When everyone returns to their hotel room one night, Mick dances to one of the tunes in a hotel room, while everyone else sits around, tests the beds, and comes to a stop for the day. But Mick’s still hearing the beat and dancing to it. In Live at the Shrine, Kuti has built a community center that also serves as their performance venue — that houses him and his family in a comfortable apartment. In this sanctum, he dances with a woman, but the intensity with which he feels the beat repels her, regardless of any other intimacy they share at other times, and Kuti remains set apart from everyone else in the room in his allegiance to music above all.
Watching Gimme Shelter is demoralizing, a bad acid trip that can’t be stopped once it’s started. Mick Jagger wheedles the restive crowd at Altamont to just “sit back and get in the groove,” but then the band plays “Under My Thumb.” While the song does have a groove, it is also about a guy who has discovered the joys of having power over his woman. I was dismayed to hear the “greatest rock and roll band on Earth,” as the Stones liked to call themselves, abandon their chance to wield their influence in a positive way and just throw down another hit, and one that basically advocates disrespect. And the Altamont crowd remained restless: A man pulled a gun, the biker pulled his knife, and the rest became history.
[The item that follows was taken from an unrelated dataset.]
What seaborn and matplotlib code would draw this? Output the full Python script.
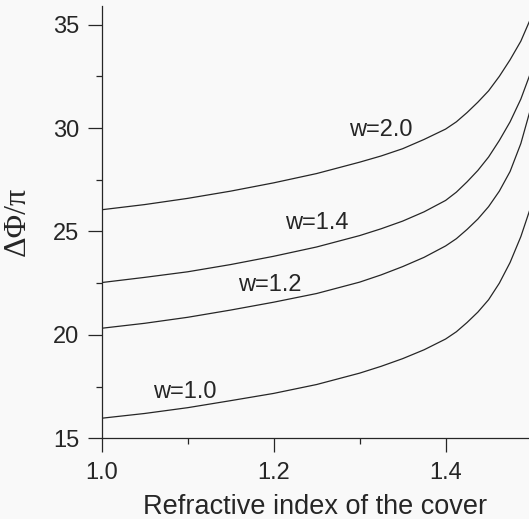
import numpy as np
import pandas as pd
import seaborn as sns
import matplotlib
matplotlib.use("Agg")
import matplotlib.pyplot as plt
from matplotlib.ticker import MultipleLocator, FormatStrFormatter

# refractive index of the cover (x) and phase shift / pi for each width w
n_cover = [1.0, 1.05, 1.1, 1.15, 1.2, 1.25, 1.3, 1.325, 1.35, 1.375, 1.4, 1.4125,
           1.425, 1.4375, 1.45, 1.4625, 1.475, 1.4875, 1.5]
phi_w10 = [15.97, 16.2, 16.48, 16.82, 17.17, 17.6, 18.15, 18.48, 18.85, 19.28, 19.8, 20.15,
           20.6, 21.1, 21.7, 22.5, 23.5, 24.75, 26.3]
phi_w12 = [20.32, 20.56, 20.85, 21.2, 21.58, 22.0, 22.55, 22.9, 23.3, 23.75, 24.3, 24.65,
           25.1, 25.6, 26.2, 26.95, 27.9, 29.25, 31.1]
phi_w14 = [22.53, 22.78, 23.05, 23.4, 23.8, 24.25, 24.8, 25.13, 25.5, 25.95, 26.5, 26.9,
           27.4, 27.95, 28.6, 29.4, 30.3, 31.4, 32.8]
phi_w20 = [26.05, 26.3, 26.6, 26.95, 27.35, 27.8, 28.35, 28.65, 29.0, 29.45, 29.95, 30.3,
           30.75, 31.25, 31.8, 32.5, 33.3, 34.2, 35.4]
widths = ["w=1.0", "w=1.2", "w=1.4", "w=2.0"]

# label anchor points (centre of text, data coords)
label_x = [1.097, 1.196, 1.250, 1.325]
label_y = [17.25, 22.42, 25.42, 29.9]

frames = []
for name, vals in zip(widths, [phi_w10, phi_w12, phi_w14, phi_w20]):
    frames.append(pd.DataFrame({"n": n_cover, "phi": vals, "w": name}))
df = pd.concat(frames, ignore_index=True)

sns.set_style("ticks")
plt.rcParams["font.family"] = ["Liberation Sans", "DejaVu Sans"]
ink = "#262626"
bg = "#f9f9f9"

fig = plt.figure(figsize=(5.29, 5.19), dpi=100, facecolor=bg)
ax = fig.add_axes([0.1922, 0.1555, 0.8078, 0.8329])
ax.set_facecolor(bg)

sns.lineplot(data=df, x="n", y="phi", hue="w", palette=[ink] * 4,
             linewidth=0.9, legend=False, ax=ax)

for txt, tx, ty in zip(widths, label_x, label_y):
    ax.text(tx, ty, txt, ha="center", va="center", fontsize=17, color=ink)

ax.set_xlim(1.0, 1.497)
ax.set_ylim(15, 35.9)
ax.xaxis.set_major_locator(MultipleLocator(0.2))
ax.xaxis.set_minor_locator(MultipleLocator(0.1))
ax.yaxis.set_major_locator(MultipleLocator(5))
ax.yaxis.set_minor_locator(MultipleLocator(2.5))
ax.xaxis.set_major_formatter(FormatStrFormatter("%.1f"))

ax.tick_params(which="major", length=10, width=0.9, color=ink, labelsize=17,
               labelcolor=ink, pad=6)
ax.tick_params(which="minor", length=4, width=0.9, color=ink)
ax.tick_params(axis="x", which="major", pad=7)
for s in ["top", "right"]:
    ax.spines[s].set_visible(False)
for s in ["left", "bottom"]:
    ax.spines[s].set_color(ink)
    ax.spines[s].set_linewidth(0.9)

ax.set_xlabel("Refractive index of the cover", fontsize=19.5, color=ink, labelpad=7)
ax.set_ylabel("")
# y label placed by hand, centred where the reference has it
fig.text(17 / 529, (519 - 221.5) / 519, "ΔΦ/π", rotation=90, ha="center", va="center",
         fontsize=23, color=ink, family=["Liberation Serif", "DejaVu Serif"])

plt.savefig("out.png", dpi=100, facecolor=bg)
To be fair, when he introduces one of his songs, Femi Kuti pleads with the Shrine audience not to throw their beverages but quickly gives up, saying, “You’re too drunk to hear my request.” The plastic bottles — and resin chairs — fly throughout his next song. But no one seems to get hurt, and the message Femi’s music brings to that hall full of dancers seems to lift everyone’s spirits a little higher than they were before.
DVD Extras
Fans of Femi Kuti will appreciate the series of bonus interviews in which he discusses his political beliefs, history, and explains the origins and lyrics of some of his songs. Kuti’s songs are more compelling than his interviews, however; he often seems impatient to get back to his music. (I found it useful to turn on the English subtitles and fast-forward to read the text of the interviews.) For those who want more context, a booklet included with the DVD provides song lyrics and some historical background.
Gimme Shelter has some worthwhile clips, including additional concert footage, radio news broadcasts, and a backstage scene with Tina Turner chatting with Mick Jagger while Ike Turner practices in the background.
Sound and Picture
Both of these documentaries are notable for their content and not their sound and picture quality. Gimme Shelter features some excellent performances of the Rolling Stones’ hits that I had never heard (“Under My Thumb” excepted, of course). Some of the Gimme Shelter extra segments have terrible sound, and the heavy accents of the impassioned speakers can make the interviews in Femi Kuti hard to follow.